I am three weeks into an introductory course on the New Testament that all freshman at our college are required to take. There are about 40 students in the class and the demographics are diverse. There’s a kid from Germany on a volleyball scholarship, a girl from Russia, an avid surfer from San Diego, and a host of kids from all over North Carolina. From their comments, questions, and occasional blank stares, it is clear that many of them have had little, if any exposure, to the NT. However, there is at least one student who has read the NT. . . .but only in the King James Version.

I have encountered the phenomenon known as “King James Onlyism” many times in the past but never quite in this way. Usually I have encountered the position as it sputters from the lips of a bombastic, enthusiastic advocate -often accompanied by a denigration of the “satanic modern versions” that somehow impugn the NT’s view of Jesus.

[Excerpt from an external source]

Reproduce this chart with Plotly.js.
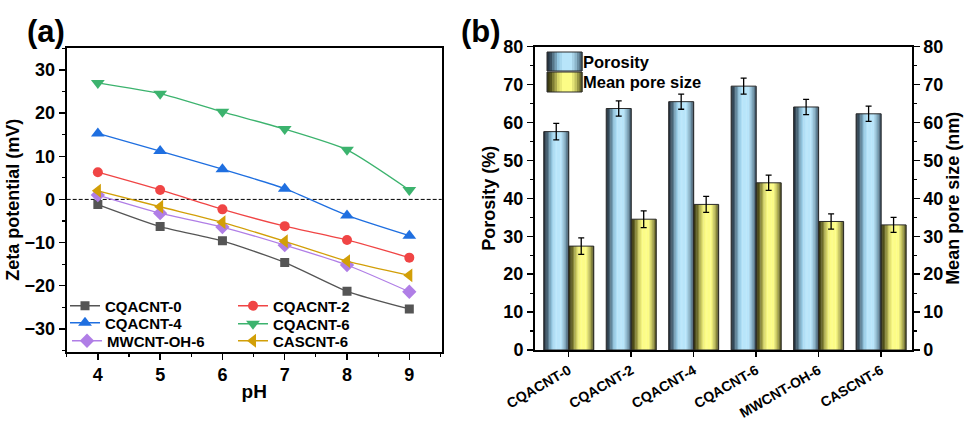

But this student was different. She wasn’t loud or obnoxious. She was meek and quiet. In our conversation about bible versions she looked as though she might be physically sick if made to read anything other than the KJV. As she softly made her case for reading the KJV I told her to think of the NRSV as nothing more than a textbook, adding that no corruption would reach her just from reading a different version. Her response: “I’m not so sure about that.”

In the end we reached a compromise that both parties were happy with but it reminded me once again that what students hear and learn in their faith communities is often so influential as to make them impervious to our best attempts at teaching them to think critically.